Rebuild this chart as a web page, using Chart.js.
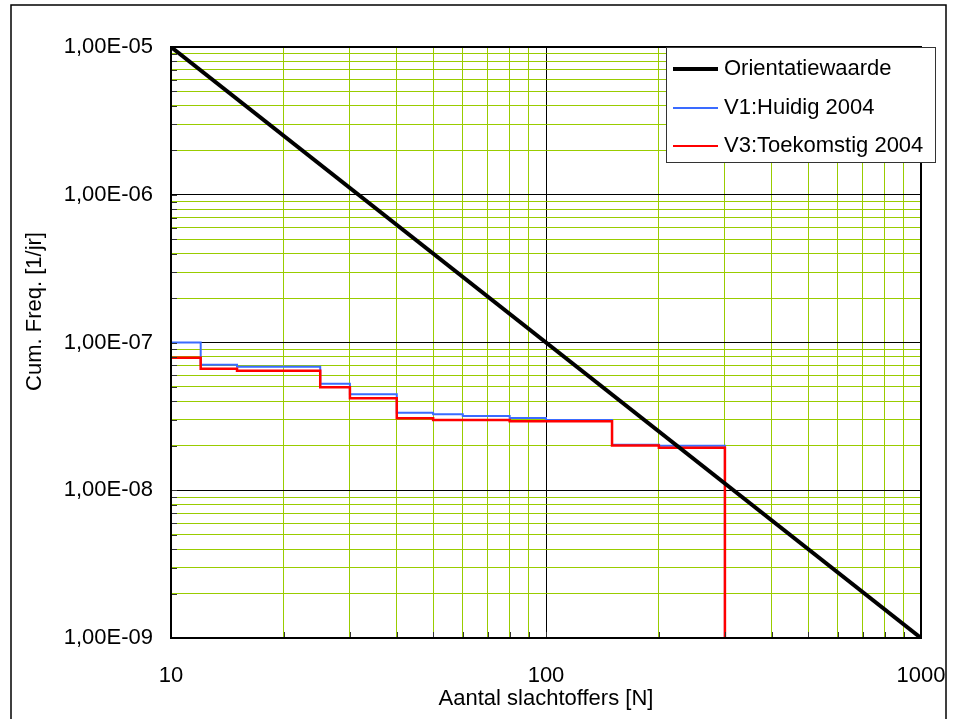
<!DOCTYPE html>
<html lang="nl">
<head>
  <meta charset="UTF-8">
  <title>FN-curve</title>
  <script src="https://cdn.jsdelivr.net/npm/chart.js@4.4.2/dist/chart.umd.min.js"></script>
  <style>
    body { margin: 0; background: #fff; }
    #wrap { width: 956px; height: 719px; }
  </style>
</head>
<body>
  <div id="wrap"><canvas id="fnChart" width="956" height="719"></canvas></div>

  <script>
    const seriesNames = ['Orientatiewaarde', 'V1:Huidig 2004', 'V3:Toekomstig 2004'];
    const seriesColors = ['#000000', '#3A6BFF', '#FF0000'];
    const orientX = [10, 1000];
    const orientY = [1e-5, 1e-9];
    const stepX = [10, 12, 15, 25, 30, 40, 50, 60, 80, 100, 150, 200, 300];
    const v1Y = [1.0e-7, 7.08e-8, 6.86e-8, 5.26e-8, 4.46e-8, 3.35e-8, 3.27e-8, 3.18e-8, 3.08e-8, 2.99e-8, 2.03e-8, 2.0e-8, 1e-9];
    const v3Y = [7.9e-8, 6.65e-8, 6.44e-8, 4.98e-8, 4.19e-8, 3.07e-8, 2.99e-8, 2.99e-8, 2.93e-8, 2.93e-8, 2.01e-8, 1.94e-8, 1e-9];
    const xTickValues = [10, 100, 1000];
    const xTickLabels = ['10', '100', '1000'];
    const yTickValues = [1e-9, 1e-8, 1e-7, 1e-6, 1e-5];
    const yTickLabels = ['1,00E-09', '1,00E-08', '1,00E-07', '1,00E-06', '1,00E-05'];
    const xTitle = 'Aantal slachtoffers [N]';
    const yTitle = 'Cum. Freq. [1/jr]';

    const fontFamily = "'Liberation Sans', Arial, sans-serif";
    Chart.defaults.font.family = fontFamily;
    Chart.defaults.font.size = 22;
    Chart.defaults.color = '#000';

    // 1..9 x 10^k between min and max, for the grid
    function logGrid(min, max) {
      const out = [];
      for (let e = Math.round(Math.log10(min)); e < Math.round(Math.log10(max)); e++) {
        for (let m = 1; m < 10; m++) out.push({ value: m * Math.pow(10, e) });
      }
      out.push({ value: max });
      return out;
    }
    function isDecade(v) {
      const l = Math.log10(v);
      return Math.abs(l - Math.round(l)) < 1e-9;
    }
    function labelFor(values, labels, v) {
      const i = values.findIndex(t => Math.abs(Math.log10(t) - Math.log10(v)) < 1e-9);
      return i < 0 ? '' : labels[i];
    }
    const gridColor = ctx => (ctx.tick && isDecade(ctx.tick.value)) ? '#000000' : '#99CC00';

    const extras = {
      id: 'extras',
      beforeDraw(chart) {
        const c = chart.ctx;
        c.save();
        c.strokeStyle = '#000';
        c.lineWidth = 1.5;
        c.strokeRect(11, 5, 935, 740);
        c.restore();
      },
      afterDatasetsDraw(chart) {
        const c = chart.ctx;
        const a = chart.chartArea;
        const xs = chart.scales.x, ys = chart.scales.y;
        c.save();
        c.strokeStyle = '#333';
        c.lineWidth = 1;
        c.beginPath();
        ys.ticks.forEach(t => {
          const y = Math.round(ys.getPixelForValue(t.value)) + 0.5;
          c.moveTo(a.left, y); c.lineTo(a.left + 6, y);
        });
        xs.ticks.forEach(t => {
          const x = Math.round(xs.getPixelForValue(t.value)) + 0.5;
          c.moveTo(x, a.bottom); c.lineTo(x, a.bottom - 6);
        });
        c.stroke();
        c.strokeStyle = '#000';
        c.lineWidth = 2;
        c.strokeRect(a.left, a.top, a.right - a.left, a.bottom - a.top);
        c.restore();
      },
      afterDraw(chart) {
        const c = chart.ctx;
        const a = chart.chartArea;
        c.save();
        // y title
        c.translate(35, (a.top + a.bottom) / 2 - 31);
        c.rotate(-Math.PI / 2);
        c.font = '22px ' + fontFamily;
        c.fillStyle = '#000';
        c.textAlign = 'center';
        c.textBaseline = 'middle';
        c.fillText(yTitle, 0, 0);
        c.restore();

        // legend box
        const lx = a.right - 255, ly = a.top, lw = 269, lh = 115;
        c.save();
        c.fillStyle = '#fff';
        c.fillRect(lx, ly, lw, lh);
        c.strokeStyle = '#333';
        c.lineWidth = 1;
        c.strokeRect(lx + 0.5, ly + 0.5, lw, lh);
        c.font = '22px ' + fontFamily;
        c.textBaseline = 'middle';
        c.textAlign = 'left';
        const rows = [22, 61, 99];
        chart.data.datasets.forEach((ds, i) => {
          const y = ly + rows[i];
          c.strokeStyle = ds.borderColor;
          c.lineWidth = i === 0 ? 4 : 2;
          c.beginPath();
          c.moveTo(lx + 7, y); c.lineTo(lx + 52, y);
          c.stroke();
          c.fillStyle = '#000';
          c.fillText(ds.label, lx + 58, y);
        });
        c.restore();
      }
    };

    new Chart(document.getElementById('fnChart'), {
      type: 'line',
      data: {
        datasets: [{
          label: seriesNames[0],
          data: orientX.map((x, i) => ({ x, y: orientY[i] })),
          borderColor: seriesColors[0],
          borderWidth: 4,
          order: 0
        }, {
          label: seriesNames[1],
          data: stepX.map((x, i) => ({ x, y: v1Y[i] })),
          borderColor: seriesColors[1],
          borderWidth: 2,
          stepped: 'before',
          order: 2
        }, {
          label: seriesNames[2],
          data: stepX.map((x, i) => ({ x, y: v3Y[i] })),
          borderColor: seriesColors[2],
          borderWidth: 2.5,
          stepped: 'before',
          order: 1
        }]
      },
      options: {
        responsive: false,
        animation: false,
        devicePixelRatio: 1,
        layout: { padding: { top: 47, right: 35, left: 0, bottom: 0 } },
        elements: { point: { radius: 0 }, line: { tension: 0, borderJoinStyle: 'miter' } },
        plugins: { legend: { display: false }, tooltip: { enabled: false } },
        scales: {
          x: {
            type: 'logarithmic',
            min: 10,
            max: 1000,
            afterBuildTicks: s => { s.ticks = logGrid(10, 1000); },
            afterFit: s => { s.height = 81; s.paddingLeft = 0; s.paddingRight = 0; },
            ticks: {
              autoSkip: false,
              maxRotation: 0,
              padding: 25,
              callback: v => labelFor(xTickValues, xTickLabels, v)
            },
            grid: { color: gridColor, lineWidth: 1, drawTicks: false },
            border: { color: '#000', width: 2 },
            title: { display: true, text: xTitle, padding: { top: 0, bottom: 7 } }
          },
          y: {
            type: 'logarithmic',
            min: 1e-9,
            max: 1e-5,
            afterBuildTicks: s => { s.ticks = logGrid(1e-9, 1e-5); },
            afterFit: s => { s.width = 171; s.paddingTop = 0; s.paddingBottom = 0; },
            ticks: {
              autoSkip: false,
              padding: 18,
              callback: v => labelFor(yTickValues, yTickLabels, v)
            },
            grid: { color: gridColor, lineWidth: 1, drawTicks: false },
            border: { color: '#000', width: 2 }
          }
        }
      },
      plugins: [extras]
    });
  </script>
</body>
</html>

============

- WHAT IS ASKED -
Repeat the data exactly in full, omitting its pictures.

- SOLUTION FOR THIS TASK -
Rebuild this chart as a web page, using Chart.js.
<!DOCTYPE html>
<html lang="nl">
<head>
  <meta charset="UTF-8">
  <title>FN-curve</title>
  <script src="https://cdn.jsdelivr.net/npm/chart.js@4.4.2/dist/chart.umd.min.js"></script>
  <style>
    body { margin: 0; background: #fff; }
    #wrap { width: 956px; height: 719px; }
  </style>
</head>
<body>
  <div id="wrap"><canvas id="fnChart" width="956" height="719"></canvas></div>

  <script>
    const seriesNames = ['Orientatiewaarde', 'V1:Huidig 2004', 'V3:Toekomstig 2004'];
    const seriesColors = ['#000000', '#3A6BFF', '#FF0000'];
    const orientX = [10, 1000];
    const orientY = [1e-5, 1e-9];
    const stepX = [10, 12, 15, 25, 30, 40, 50, 60, 80, 100, 150, 200, 300];
    const v1Y = [1.0e-7, 7.08e-8, 6.86e-8, 5.26e-8, 4.46e-8, 3.35e-8, 3.27e-8, 3.18e-8, 3.08e-8, 2.99e-8, 2.03e-8, 2.0e-8, 1e-9];
    const v3Y = [7.9e-8, 6.65e-8, 6.44e-8, 4.98e-8, 4.19e-8, 3.07e-8, 2.99e-8, 2.99e-8, 2.93e-8, 2.93e-8, 2.01e-8, 1.94e-8, 1e-9];
    const xTickValues = [10, 100, 1000];
    const xTickLabels = ['10', '100', '1000'];
    const yTickValues = [1e-9, 1e-8, 1e-7, 1e-6, 1e-5];
    const yTickLabels = ['1,00E-09', '1,00E-08', '1,00E-07', '1,00E-06', '1,00E-05'];
    const xTitle = 'Aantal slachtoffers [N]';
    const yTitle = 'Cum. Freq. [1/jr]';

    const fontFamily = "'Liberation Sans', Arial, sans-serif";
    Chart.defaults.font.family = fontFamily;
    Chart.defaults.font.size = 22;
    Chart.defaults.color = '#000';

    // 1..9 x 10^k between min and max, for the grid
    function logGrid(min, max) {
      const out = [];
      for (let e = Math.round(Math.log10(min)); e < Math.round(Math.log10(max)); e++) {
        for (let m = 1; m < 10; m++) out.push({ value: m * Math.pow(10, e) });
      }
      out.push({ value: max });
      return out;
    }
    function isDecade(v) {
      const l = Math.log10(v);
      return Math.abs(l - Math.round(l)) < 1e-9;
    }
    function labelFor(values, labels, v) {
      const i = values.findIndex(t => Math.abs(Math.log10(t) - Math.log10(v)) < 1e-9);
      return i < 0 ? '' : labels[i];
    }
    const gridColor = ctx => (ctx.tick && isDecade(ctx.tick.value)) ? '#000000' : '#99CC00';

    const extras = {
      id: 'extras',
      beforeDraw(chart) {
        const c = chart.ctx;
        c.save();
        c.strokeStyle = '#000';
        c.lineWidth = 1.5;
        c.strokeRect(11, 5, 935, 740);
        c.restore();
      },
      afterDatasetsDraw(chart) {
        const c = chart.ctx;
        const a = chart.chartArea;
        const xs = chart.scales.x, ys = chart.scales.y;
        c.save();
        c.strokeStyle = '#333';
        c.lineWidth = 1;
        c.beginPath();
        ys.ticks.forEach(t => {
          const y = Math.round(ys.getPixelForValue(t.value)) + 0.5;
          c.moveTo(a.left, y); c.lineTo(a.left + 6, y);
        });
        xs.ticks.forEach(t => {
          const x = Math.round(xs.getPixelForValue(t.value)) + 0.5;
          c.moveTo(x, a.bottom); c.lineTo(x, a.bottom - 6);
        });
        c.stroke();
        c.strokeStyle = '#000';
        c.lineWidth = 2;
        c.strokeRect(a.left, a.top, a.right - a.left, a.bottom - a.top);
        c.restore();
      },
      afterDraw(chart) {
        const c = chart.ctx;
        const a = chart.chartArea;
        c.save();
        // y title
        c.translate(35, (a.top + a.bottom) / 2 - 31);
        c.rotate(-Math.PI / 2);
        c.font = '22px ' + fontFamily;
        c.fillStyle = '#000';
        c.textAlign = 'center';
        c.textBaseline = 'middle';
        c.fillText(yTitle, 0, 0);
        c.restore();

        // legend box
        const lx = a.right - 255, ly = a.top, lw = 269, lh = 115;
        c.save();
        c.fillStyle = '#fff';
        c.fillRect(lx, ly, lw, lh);
        c.strokeStyle = '#333';
        c.lineWidth = 1;
        c.strokeRect(lx + 0.5, ly + 0.5, lw, lh);
        c.font = '22px ' + fontFamily;
        c.textBaseline = 'middle';
        c.textAlign = 'left';
        const rows = [22, 61, 99];
        chart.data.datasets.forEach((ds, i) => {
          const y = ly + rows[i];
          c.strokeStyle = ds.borderColor;
          c.lineWidth = i === 0 ? 4 : 2;
          c.beginPath();
          c.moveTo(lx + 7, y); c.lineTo(lx + 52, y);
          c.stroke();
          c.fillStyle = '#000';
          c.fillText(ds.label, lx + 58, y);
        });
        c.restore();
      }
    };

    new Chart(document.getElementById('fnChart'), {
      type: 'line',
      data: {
        datasets: [{
          label: seriesNames[0],
          data: orientX.map((x, i) => ({ x, y: orientY[i] })),
          borderColor: seriesColors[0],
          borderWidth: 4,
          order: 0
        }, {
          label: seriesNames[1],
          data: stepX.map((x, i) => ({ x, y: v1Y[i] })),
          borderColor: seriesColors[1],
          borderWidth: 2,
          stepped: 'before',
          order: 2
        }, {
          label: seriesNames[2],
          data: stepX.map((x, i) => ({ x, y: v3Y[i] })),
          borderColor: seriesColors[2],
          borderWidth: 2.5,
          stepped: 'before',
          order: 1
        }]
      },
      options: {
        responsive: false,
        animation: false,
        devicePixelRatio: 1,
        layout: { padding: { top: 47, right: 35, left: 0, bottom: 0 } },
        elements: { point: { radius: 0 }, line: { tension: 0, borderJoinStyle: 'miter' } },
        plugins: { legend: { display: false }, tooltip: { enabled: false } },
        scales: {
          x: {
            type: 'logarithmic',
            min: 10,
            max: 1000,
            afterBuildTicks: s => { s.ticks = logGrid(10, 1000); },
            afterFit: s => { s.height = 81; s.paddingLeft = 0; s.paddingRight = 0; },
            ticks: {
              autoSkip: false,
              maxRotation: 0,
              padding: 25,
              callback: v => labelFor(xTickValues, xTickLabels, v)
            },
            grid: { color: gridColor, lineWidth: 1, drawTicks: false },
            border: { color: '#000', width: 2 },
            title: { display: true, text: xTitle, padding: { top: 0, bottom: 7 } }
          },
          y: {
            type: 'logarithmic',
            min: 1e-9,
            max: 1e-5,
            afterBuildTicks: s => { s.ticks = logGrid(1e-9, 1e-5); },
            afterFit: s => { s.width = 171; s.paddingTop = 0; s.paddingBottom = 0; },
            ticks: {
              autoSkip: false,
              padding: 18,
              callback: v => labelFor(yTickValues, yTickLabels, v)
            },
            grid: { color: gridColor, lineWidth: 1, drawTicks: false },
            border: { color: '#000', width: 2 }
          }
        }
      },
      plugins: [extras]
    });
  </script>
</body>
</html>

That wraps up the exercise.